Quand on tient pour responsables la radio-poubelle et les chroniqueurs islamophobes, on ne joue pas les smartass atterrés qui se cherchent absolument un coupable de dernière minute. No-non. Le « coupable », on le prévient depuis des mois, des années. On savait depuis longtemps. Chaque appel à la résistance anti-islamisation nous faisait appréhender le pire.  Dès qu'on a pu lire côte à côte les mots TIREUR et MOSQUÉE, des noms nous sont venus spontanément en tête. Tout le monde. On a serré les poings.

Personne n'a poussé Alexandre Bissonnette au terrorisme. Il est l'unique responsable des crimes qu'il a commis. Mais entendons-nous : le monde est désormais un endroit où les idées de violence tendent à être normalisées une fois derrière l'écran. Et ceux qui appellent à la tolérance sont rapidement rabroués et affublés de l'étiquette de guerriers de la rectitude politique.

On se sent comme… abandonnés. Comme si, quelque part, Alexandre avait nourri ses sombres pensées dans un environnement qui ne lui était pas défavorable du tout. Dans lequel des menaces de mort ne sont pas plus alarmantes que ça. 

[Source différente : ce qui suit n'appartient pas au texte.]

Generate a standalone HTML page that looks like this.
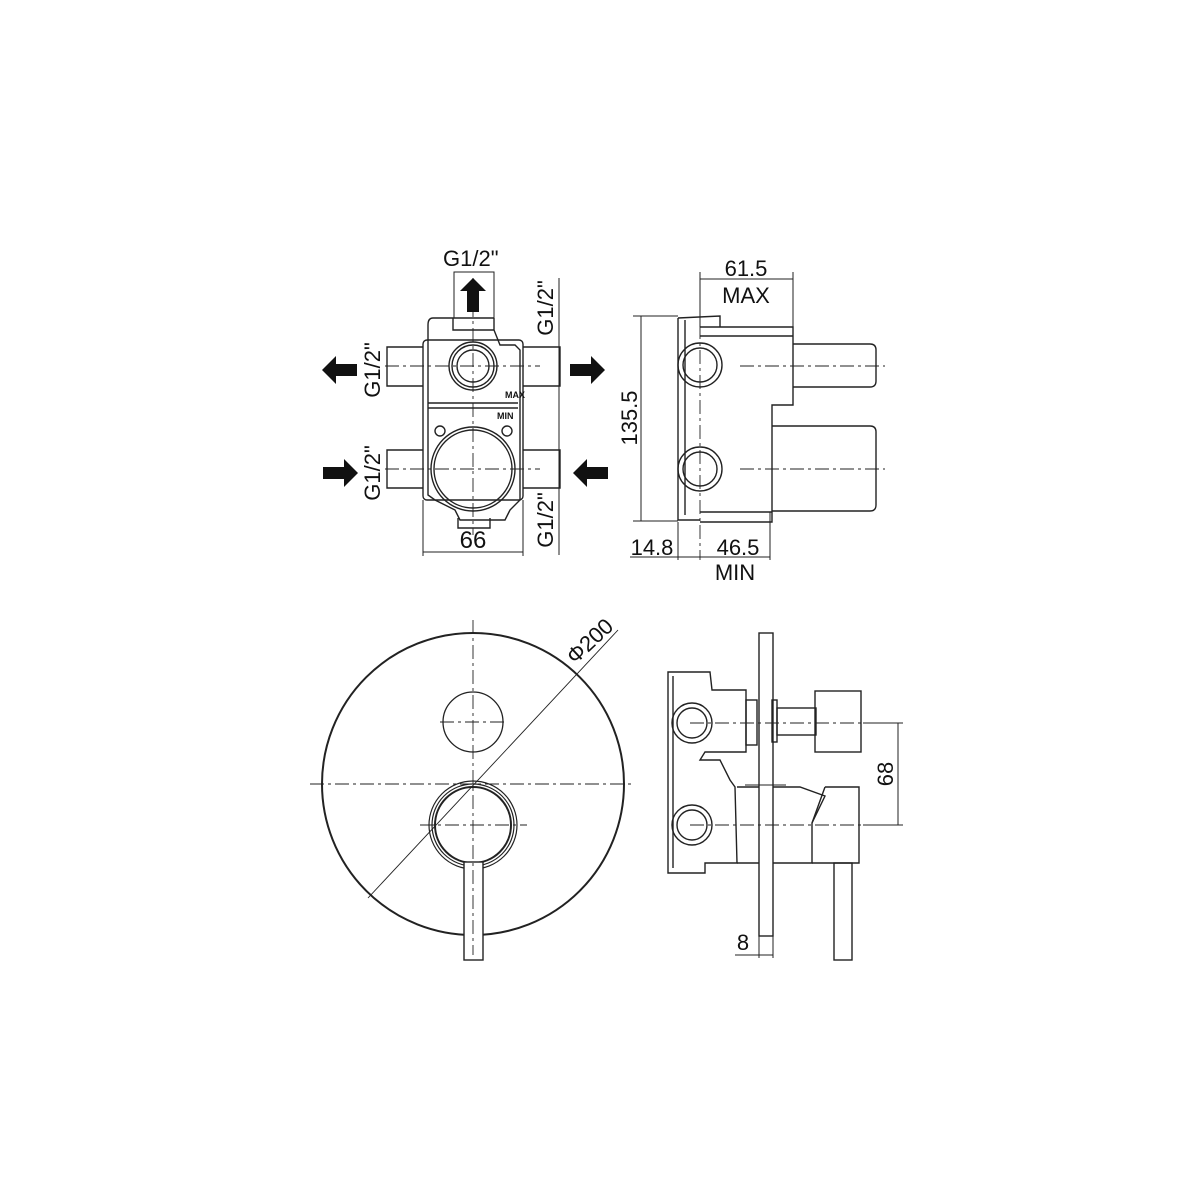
<!DOCTYPE html>
<html><head><meta charset="utf-8"><style>
html,body{margin:0;padding:0;background:#fff}
svg{display:block}
text{font-family:"Liberation Sans","DejaVu Sans",sans-serif;fill:#111}
</style></head><body>
<svg width="1200" height="1200" viewBox="0 0 1200 1200" xmlns="http://www.w3.org/2000/svg">
<rect width="1200" height="1200" fill="#fff"/>
<g fill="none" stroke="#222" stroke-width="1.4">
<!-- ===== TOP LEFT ===== -->
<!-- body -->
<path d="M433 318 L453 318 L453 330 L494 330 L494 318 M453 318 L494 318 M433 318 Q428 318 428 325 L428 345 M494 330 L500 345 L515 345 L520 350 L520 500 L510 510 L505 520 L460 520 L455 510 L435 500 L428 495 L428 345"/>
<rect x="423" y="340" width="100" height="160" rx="4"/>
<line x1="428" y1="403" x2="518" y2="403"/>
<line x1="428" y1="408" x2="518" y2="408"/>
<circle cx="473" cy="366" r="24"/><circle cx="473" cy="366" r="21"/><circle cx="473" cy="366" r="16"/>
<circle cx="473" cy="469" r="42"/><circle cx="473" cy="469" r="39"/>
<circle cx="440" cy="431" r="5"/><circle cx="507" cy="431" r="5"/>
<path d="M458 518 L458 528 L490 528 L490 518"/>
<!-- pipes -->
<path d="M423 347 L387 347 L387 386 L423 386 M523 347 L560 347 L560 386 L523 386"/>
<path d="M423 450 L387 450 L387 488 L423 488 M523 450 L560 450 L560 488 L523 488"/>
<!-- dims -->
<path d="M454 318 L454 272 L494 272 L494 318" stroke-width="1"/>
<path d="M423 500 L423 556 M523 500 L523 556 M423 552 L523 552" stroke-width="1"/>
<path d="M559 278 L559 555" stroke-width="1"/>
</g>
<g stroke="#222" stroke-width="0.9" stroke-dasharray="14 4 3 4" fill="none">
<line x1="473" y1="278" x2="473" y2="535"/>
<line x1="385" y1="366" x2="540" y2="366"/>
<line x1="385" y1="469" x2="540" y2="469"/>
</g>
<g fill="#111">
<polygon points="473,278 486,291 479,291 479,312 467,312 467,291 460,291"/>
<polygon points="322,370 336,356 336,364 357,364 357,376 336,376 336,384"/>
<polygon points="605,370 591,356 591,364 570,364 570,376 591,376 591,384"/>
<polygon points="358,473 344,459 344,467 323,467 323,479 344,479 344,487"/>
<polygon points="573,473 587,459 587,467 608,467 608,479 587,479 587,487"/>
</g>
<text x="443" y="266" font-size="22">G1/2"</text>
<text x="473" y="548" font-size="24" text-anchor="middle">66</text>
<text font-size="22" text-anchor="middle" transform="translate(380,370) rotate(-90)">G1/2"</text>
<text font-size="22" text-anchor="middle" transform="translate(380,473) rotate(-90)">G1/2"</text>
<text font-size="22" text-anchor="middle" transform="translate(553,308) rotate(-90)">G1/2"</text>
<text font-size="22" text-anchor="middle" transform="translate(553,520) rotate(-90)">G1/2"</text>
<text x="505" y="398" font-size="9" font-weight="bold">MAX</text>
<text x="497" y="419" font-size="9" font-weight="bold">MIN</text>

<!-- ===== TOP RIGHT ===== -->
<g fill="none" stroke="#222" stroke-width="1.4">
<path d="M678 318 L720 316 L720 327 M678 318 L678 520 L700 520"/>
<path d="M685 320 L685 515"/>
<path d="M700 327 L793 327 L793 405 L772 405 L772 522 L700 522"/>
<line x1="700" y1="336" x2="793" y2="336"/>
<line x1="700" y1="512" x2="772" y2="512"/>
<path d="M793 344 L870 344 Q876 344 876 350 L876 381 Q876 387 870 387 L793 387"/>
<path d="M772 426 L870 426 Q876 426 876 432 L876 505 Q876 511 870 511 L772 511"/>
<circle cx="700" cy="365" r="22"/><circle cx="700" cy="365" r="17"/>
<circle cx="700" cy="469" r="22"/><circle cx="700" cy="469" r="17"/>
<path d="M641 316 L641 521 M633 316 L678 316 M633 521 L678 521" stroke-width="1"/>
<path d="M700 272 L700 327 M793 272 L793 327 M700 279 L793 279" stroke-width="1"/>
<path d="M630 557 L770 557 M678 522 L678 560 M770 512 L770 560" stroke-width="1"/>
</g>
<g stroke="#222" stroke-width="0.9" stroke-dasharray="14 4 3 4" fill="none">
<line x1="700" y1="300" x2="700" y2="560"/>
<line x1="740" y1="366" x2="885" y2="366"/>
<line x1="740" y1="469" x2="885" y2="469"/>
</g>
<text x="746" y="276" font-size="22" text-anchor="middle">61.5</text>
<text x="746" y="303" font-size="22" text-anchor="middle">MAX</text>
<text font-size="22" text-anchor="middle" transform="translate(637,418) rotate(-90)">135.5</text>
<text x="652" y="555" font-size="22" text-anchor="middle">14.8</text>
<text x="738" y="555" font-size="22" text-anchor="middle">46.5</text>
<text x="735" y="580" font-size="22" text-anchor="middle">MIN</text>

<!-- ===== BOTTOM LEFT ===== -->
<g fill="none" stroke="#222">
<circle cx="473" cy="784" r="151" stroke-width="2"/>
<circle cx="473" cy="722" r="30" stroke-width="1.3"/>
<circle cx="473" cy="825" r="44" stroke-width="1.2"/>
<circle cx="473" cy="825" r="41" stroke-width="1.2"/>
<circle cx="473" cy="825" r="38" stroke-width="2"/>
<rect x="464" y="862" width="19" height="98" fill="#fff" stroke-width="1.4"/>
<line x1="368" y1="898" x2="618" y2="630" stroke-width="0.9"/>
</g>
<g stroke="#222" stroke-width="0.9" stroke-dasharray="14 4 3 4" fill="none">
<line x1="473" y1="620" x2="473" y2="955"/>
<line x1="310" y1="784" x2="635" y2="784"/>
<line x1="440" y1="722" x2="506" y2="722"/>
<line x1="420" y1="825" x2="527" y2="825"/>
</g>
<text font-size="22" transform="translate(575,665) rotate(-43)">Φ200</text>

<!-- ===== BOTTOM RIGHT ===== -->
<g fill="none" stroke="#222" stroke-width="1.4">
<rect x="759" y="633" width="14" height="303"/>
<path d="M668 672 L710 672 L712 690 L746 690 L746 752 L705 752 L700 760 L720 760 L730 780 L735 787 L737 863 L705 863 L705 873 L668 873 Z"/>
<line x1="673" y1="676" x2="673" y2="868"/>
<circle cx="692" cy="723" r="20"/><circle cx="692" cy="723" r="15"/>
<circle cx="692" cy="825" r="20"/><circle cx="692" cy="825" r="15"/>
<rect x="746" y="700" width="11" height="45"/>
<rect x="772" y="700" width="5" height="42"/>
<rect x="777" y="708" width="39" height="27"/>
<rect x="815" y="691" width="46" height="61"/>
<path d="M737 787 L759 787 M737 863 L759 863"/>
<path d="M773 787 L800 787 L825 796 L812 823 L812 863 L773 863"/>
<path d="M825 787 L859 787 L859 863 L812 863 M825 787 L812 823"/>
<path d="M745 785 L786 785" stroke-width="1"/>
<rect x="834" y="863" width="18" height="97"/>
<path d="M898 723 L898 825 M863 723 L903 723 M863 825 L903 825" stroke-width="1"/>
<path d="M759 936 L759 958 M773 936 L773 958 M735 955 L773 955" stroke-width="1"/>
</g>
<g stroke="#222" stroke-width="0.9" stroke-dasharray="14 4 3 4" fill="none">
<line x1="690" y1="723" x2="895" y2="723"/>
<line x1="690" y1="825" x2="895" y2="825"/>
</g>
<text font-size="22" text-anchor="middle" transform="translate(893,774) rotate(-90)">68</text>
<text x="743" y="950" font-size="22" text-anchor="middle">8</text>
</svg>
</body></html>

Au final, menacez, appelez au meurtre et haïssez tant que vous voulez. La police ne peut rien contre. Elle vous conseillera de bloquer vos détracteurs. Le Président des USA vous fournira des munitions et les chroniqueurs/animateurs ne vous en tiendront pas tellement rigueur. Reste plus qu'à s'adapter à ce monde nouveau qui semble bien vouloir favoriser l'intolérance. Apprenons à nager dans la haine tout en scandant que nous ne la cautionnerons jamais. Essayons d'écouter, de discuter, malgré tout.